Deve-se considerar, de todo modo, que o locatário também sofre as consequências da crise — e não apenas os inquilinos, cujas atividades empresariais vêm minguando. “Assim como os locatários, locadores também estão enfrentando dificuldades financeiras, e muitos deles, inclusive, utilizam-se da renda com os aluguéis para seu sustento próprio e de familiares”, lembra Rodrigo Ferrari Iaquinta, sócio do BNZ Advogados. “Os locatários que estejam enfrentando este tipo de dificuldade devem buscar os locadores com argumentos concretos, ou seja, com documentos que comprovem esta dificuldade financeira, como comprovantes de redução de renda e carta de demissão”, alerta. Iaquinta alerta, ainda, que os novos pactos relativos aos aluguéis não abrangem os vencimentos de taxas condominiais, IPTU e demais obrigações ligadas aos imóveis, mas que são cobradas por pessoas distintas do locador.

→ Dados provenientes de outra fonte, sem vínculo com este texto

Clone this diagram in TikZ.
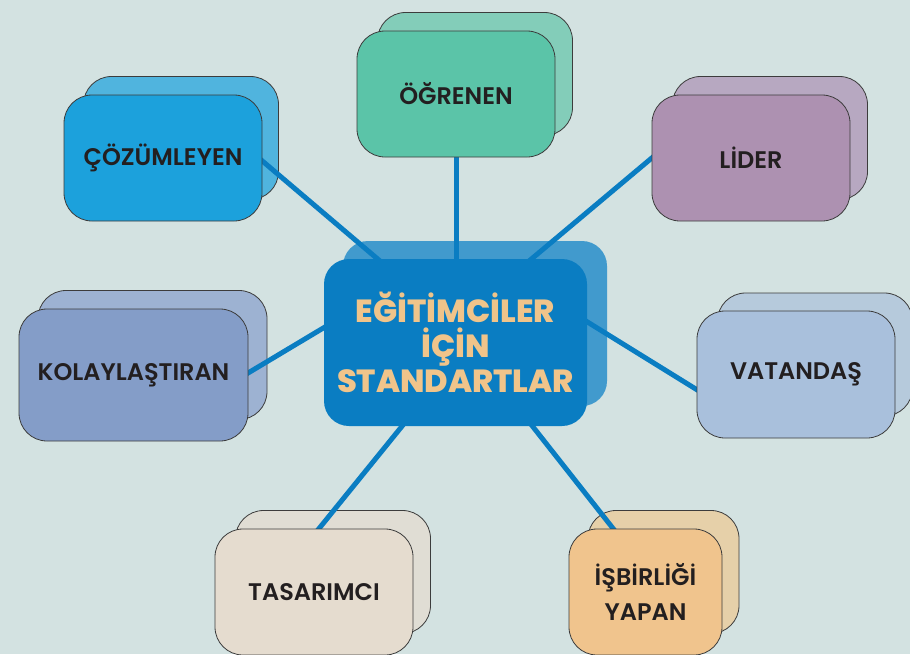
\documentclass[tikz,border=0pt]{standalone}
\usepackage{fontspec}
\setmainfont{Poppins}
\newfontfamily\satfont{Poppins SemiBold}
\newfontfamily\ctrfont{Poppins ExtraBold}
\usetikzlibrary{calc}
\pgfdeclarelayer{backl}
\pgfdeclarelayer{midl}
\pgfsetlayers{backl,midl,main}
\definecolor{bg}{HTML}{D3E2E1}
\definecolor{edgec}{HTML}{3C3C3C}
\definecolor{txt}{HTML}{231F20}
\definecolor{spokec}{HTML}{0A7DC2}
\definecolor{cfront}{HTML}{0A7DC2}
\definecolor{cback}{HTML}{419ACD}
\definecolor{peach}{HTML}{F0C48A}
\definecolor{cozf}{HTML}{1CA1DC}
\definecolor{cozb}{HTML}{50B4DE}
\definecolor{ogrf}{HTML}{5BC4A8}
\definecolor{ogrb}{HTML}{83CDB9}
\definecolor{lidf}{HTML}{AD91B1}
\definecolor{lidb}{HTML}{B7A8C1}
\definecolor{kolf}{HTML}{849DC8}
\definecolor{kolb}{HTML}{9DB2D2}
\definecolor{vatf}{HTML}{A9C0DC}
\definecolor{vatb}{HTML}{B6CADC}
\definecolor{tasf}{HTML}{E5DCCF}
\definecolor{tasb}{HTML}{E0DDD4}
\definecolor{isbf}{HTML}{F0C48D}
\definecolor{isbb}{HTML}{E6D0A9}
\begin{document}
\begin{tikzpicture}[x=1pt,y=-1pt,
  box/.style={rectangle, rounded corners=28pt, draw=edgec, line width=0.8pt, inner sep=0pt,
    align=center, text=txt, font=\satfont\fontsize{24}{35}\selectfont,
    minimum width=198pt, minimum height=126pt},
  backbox/.style={box, minimum width=195pt, minimum height=123pt},
  spoke/.style={draw=spokec, line width=5pt},
  centerbox/.style={rectangle, rounded corners=25pt, inner sep=0pt, align=center,
    minimum width=263pt, minimum height=167pt}]
\useasboundingbox (0,0) rectangle (910,654);
\begin{pgfonlayer}{backl}
\fill[bg] (0,0) rectangle (910,654);
\end{pgfonlayer}

% center
\node[centerbox, fill=cfront, text=peach, font=\ctrfont\fontsize{32}{35}\selectfont] (ctr) at (455.5,342.5) {EĞİTİMCİLER\\İÇİN\\STANDARTLAR};

% satellites (front)
\node[box, fill=cozf] (coz) at (163,158) {ÇÖZÜMLEYEN};
\node[box, fill=ogrf] (ogr) at (456,94) {ÖĞRENEN};
\node[box, fill=lidf] (lid) at (751,158) {LİDER};
\node[box, fill=kolf, minimum width=229pt, minimum height=132pt] (kol) at (133.5,375) {KOLAYLAŞTIRAN};
\node[box, fill=vatf, minimum height=127pt] (vat) at (796,374.5) {VATANDAŞ};
\node[box, fill=tasf] (tas) at (314,592) {TASARIMCI};
\node[box, fill=isbf, minimum width=153pt] (isb) at (645.5,592) {İŞBİRLİĞİ\\YAPAN};

% back copies
\begin{pgfonlayer}{backl}
\node[centerbox, fill=cback, minimum width=264pt, minimum height=165pt] (ctrb) at ($(ctr.center)+(19.5,-19)$) {};
\node[backbox, fill=cozb] (cozk) at ($(coz.center)+(18,-20)$) {};
\node[backbox, fill=ogrb] (ogrk) at ($(ogr.center)+(19,-20)$) {};
\node[backbox, fill=lidb] (lidk) at ($(lid.center)+(19,-20)$) {};
\node[backbox, fill=kolb, minimum width=229pt, minimum height=129pt] (kolk) at ($(kol.center)+(19,-20)$) {};
\node[backbox, fill=vatb] (vatk) at ($(vat.center)+(19,-20)$) {};
\node[backbox, fill=tasb] (task) at ($(tas.center)+(19,-20)$) {};
\node[backbox, fill=isbb, minimum width=151pt] (isbk) at ($(isb.center)+(18,-20)$) {};
\end{pgfonlayer}

% spokes
\begin{pgfonlayer}{midl}
\coordinate (e1) at (240,142);
\coordinate (c1) at (400,278);
\coordinate (e2) at (456,140);
\coordinate (c2) at (456,280);
\coordinate (e3) at (672,141);
\coordinate (c3) at (510,277);
\coordinate (e4) at (228,385);
\coordinate (c4) at (345,315);
\coordinate (e5) at (720,404);
\coordinate (c5) at (560,305);
\coordinate (e6) at (300,552);
\coordinate (c6) at (420,404);
\coordinate (e7) at (630,550);
\coordinate (c7) at (515,404);
\draw[spoke] (e1) -- (c1);
\draw[spoke] (e2) -- (c2);
\draw[spoke] (e3) -- (c3);
\draw[spoke] (e4) -- (c4);
\draw[spoke] (e5) -- (c5);
\draw[spoke] (e6) -- (c6);
\draw[spoke] (e7) -- (c7);
\end{pgfonlayer}
\end{tikzpicture}
\end{document}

Aprovado pelo Senado no dia 3 de abril, o Projeto de Lei 1.179/2020, que suspende temporariamente regras do Direito Privado enquanto durar a epidemia do coronavírus no Brasil, proíbe, até 31 de dezembro de 2020, liminar de despejo em ações ajuizadas a partir de 20 de março, data estabelecida como marco inicial da pandemia no país.
Apesar de a lei não ter sido sancionada, o Tribunal de Justiça de São Paulo suspendeu ordem de despejo por falta de pagamento em decorrência da epidemia do Covid-19.
Fonte: Consultor Jurídico, em 01/06/2020.